Fortunately for the ecology of nearshore La Jolla and the pleasure of thousands of recreational seal watchers, La Jolla’s harbor seals became bold enough, probably out of necessity, to reestablish their rookery at the ancestral site. Here they now give birth on the sand, nurse their young, molt and haul out to rest and reoxygenate without disturbance (except from the anti-seal activists), as these seals no doubt did prior to the massive hunting that almost caused their permanent disappearance from the California coast.
Because harbor seals are naturally quite shy of people, a citizens volunteer educational program to protect the La Jolla rookery seals from humans who would chase them off the beach by approaching too closely (in violation of city and federal law) has been operating since the beginning of 2005.
To raise money for the program, a table selling T-shirts and other seal-related items often operates above the rookery. Mr.
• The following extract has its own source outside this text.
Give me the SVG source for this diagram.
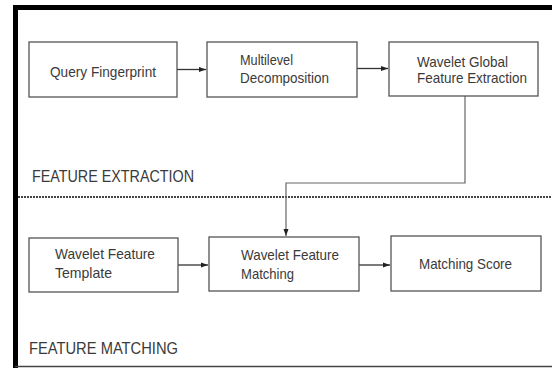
<svg xmlns="http://www.w3.org/2000/svg" width="552" height="368" viewBox="0 0 552 368">
  <style>
    .box { fill: #ffffff; stroke: #555555; stroke-width: 1.3; }
    .lbl { font-family: "Liberation Sans", Arial, sans-serif; font-size: 15px; fill: #3a3a3a; }
    .sec { font-family: "Liberation Sans", Arial, sans-serif; font-size: 16px; fill: #3a3a3a; }
    .wire { fill: none; stroke: #333333; stroke-width: 1.3; }
    .wire2 { fill: none; stroke: #666666; stroke-width: 1.2; }
  </style>
  <defs>
    <marker id="arr" markerWidth="8" markerHeight="6" refX="7" refY="3" orient="auto" markerUnits="userSpaceOnUse">
      <path d="M0,0.5 L7,3 L0,5.5 Z" fill="#222222"/>
    </marker>
  </defs>

  <!-- page background and frame -->
  <rect x="0" y="0" width="552" height="368" fill="#ffffff"/>
  <line x1="13" y1="7.5" x2="552" y2="7.5" stroke="#000000" stroke-width="5"/>
  <line x1="15.5" y1="5" x2="15.5" y2="368" stroke="#000000" stroke-width="5"/>
  <line x1="15" y1="366.5" x2="552" y2="366.5" stroke="#444444" stroke-width="1.5"/>

  <!-- section separator -->
  <line x1="18" y1="197" x2="552" y2="197" stroke="#444444" stroke-width="1.8" stroke-dasharray="2 1"/>

  <!-- section titles -->
  <text class="sec" x="32" y="182" textLength="162" lengthAdjust="spacingAndGlyphs">FEATURE EXTRACTION</text>
  <text class="sec" x="29" y="354" textLength="149" lengthAdjust="spacingAndGlyphs">FEATURE MATCHING</text>

  <!-- connectors -->
  <g id="connectors">
    <line class="wire" x1="177" y1="69.5" x2="206" y2="69.5" marker-end="url(#arr)"/>
    <line class="wire" x1="357" y1="68.5" x2="388" y2="68.5" marker-end="url(#arr)"/>
    <polyline class="wire2" points="465,96 465,183 286,183 286,236" marker-end="url(#arr)"/>
    <line class="wire" x1="178" y1="265" x2="208" y2="265" marker-end="url(#arr)"/>
    <line class="wire" x1="359" y1="265" x2="390" y2="265" marker-end="url(#arr)"/>
  </g>

  <!-- nodes -->
  <g id="query-fingerprint">
    <rect class="box" x="29" y="42" width="148" height="55"/>
    <text class="lbl" x="50" y="77" textLength="106" lengthAdjust="spacingAndGlyphs">Query Fingerprint</text>
  </g>
  <g id="multilevel-decomposition">
    <rect class="box" x="207" y="42" width="150" height="55"/>
    <text class="lbl" x="240" y="65" textLength="53" lengthAdjust="spacingAndGlyphs">Multilevel</text>
    <text class="lbl" x="240" y="83" textLength="89" lengthAdjust="spacingAndGlyphs">Decomposition</text>
  </g>
  <g id="wavelet-global-feature-extraction">
    <rect class="box" x="389" y="42" width="149" height="54"/>
    <text class="lbl" x="417" y="67" textLength="91" lengthAdjust="spacingAndGlyphs">Wavelet Global</text>
    <text class="lbl" x="417" y="83" textLength="110" lengthAdjust="spacingAndGlyphs">Feature Extraction</text>
  </g>
  <g id="wavelet-feature-template">
    <rect class="box" x="29" y="238" width="149" height="54"/>
    <text class="lbl" x="55" y="259" textLength="100" lengthAdjust="spacingAndGlyphs">Wavelet Feature</text>
    <text class="lbl" x="55" y="278" textLength="57" lengthAdjust="spacingAndGlyphs">Template</text>
  </g>
  <g id="wavelet-feature-matching">
    <rect class="box" x="209" y="237" width="150" height="54"/>
    <text class="lbl" x="241" y="260" textLength="98" lengthAdjust="spacingAndGlyphs">Wavelet Feature</text>
    <text class="lbl" x="241" y="279" textLength="53" lengthAdjust="spacingAndGlyphs">Matching</text>
  </g>
  <g id="matching-score">
    <rect class="box" x="391" y="236" width="150" height="55"/>
    <text class="lbl" x="419" y="269" textLength="93" lengthAdjust="spacingAndGlyphs">Matching Score</text>
  </g>
</svg>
Trego’s inferences regarding domestication and “a trained seal show for commercial purposes” show his lack of understanding of harbor seals, their natural behavior and habitat, the educational program volunteers, and the general public’s desire that the seals remain undisturbed.
James Hudnall, La Jolla
Help innocent Lebanon war victims
Lebanon, a democracy where Christians, Muslims and Jews harmoniously lived since 1500 and barely emerging from a decades-old civil war, once again is plunged into growing suffering and destruction caused by the Israeli-Hezbollah war.
At least 400 innocent Lebanese civilians have been killed and many more wounded so far; the infrastructure of Lebanon destroyed, bridges, roads, electrical plants, warehouses. Nearly 20 percent of the population, about 750,000, have fled the rubble of Beirut’s southern suburbs with nothing but the clothes on their backs and in desperate need of aid.
Pope John Paul II, on a visit to Lebanon before he died, lovingly declared: “Lebanon is more than a country; it is a Message, a Mission.”
To help with humanitarian relief, send your tax-deductible contributions to: St. Ephrem Church / Caritas Liban, 750 Medford St., El Cajon, CA 92020.
For information, call (619) 337-1350 or e-mail [email protected].
Alfonso de Bourbon, La Jolla
Emperor has no clothes
I am stupefied and amazed that five years after 9/11, the New York Times has had its eyes opened and realize that this administration only wants power, not justice (editorial on Sunday, July 16).
I knew that before 9/11. All my friends knew it. Where did you go? Where are the editors of the Pentagon Papers age? Cheney/Bush have always wanted to shrink the federal government’s role in governing our country.Why has it taken five long, destructive years for the stalwart New York Times to speak out?
The emperor has no clothes! Why did the New York Times pull its punches for five years as this administration systematically dismantled the fundamental Constitution by starting an illegal war and lying to the voters about it, by taking away our rights and giving air, land and water rights to big business, depriving our citizens of their lawful protections?
Come on, people! You have been backing away from telling the American citizens the truth about what this administration has been doing in the name of fighting terrorism.
Lies to get us into a horror in Iraq, and it never has stopped since then.
I hope you will lead the way with other journalists, take off the kid gloves, do investigative reporting, stop letting this administration intimidate you and your colleagues and tell America what they deserve to hear, the truth!
What will our country be like when my daughter is voting age in 15 years? Will there be elections? My family worries and is deeply concerned that the United States governed by rule of fairness and the Constitution will never return.
Please consult your own children and ask them what you should do to turn things around.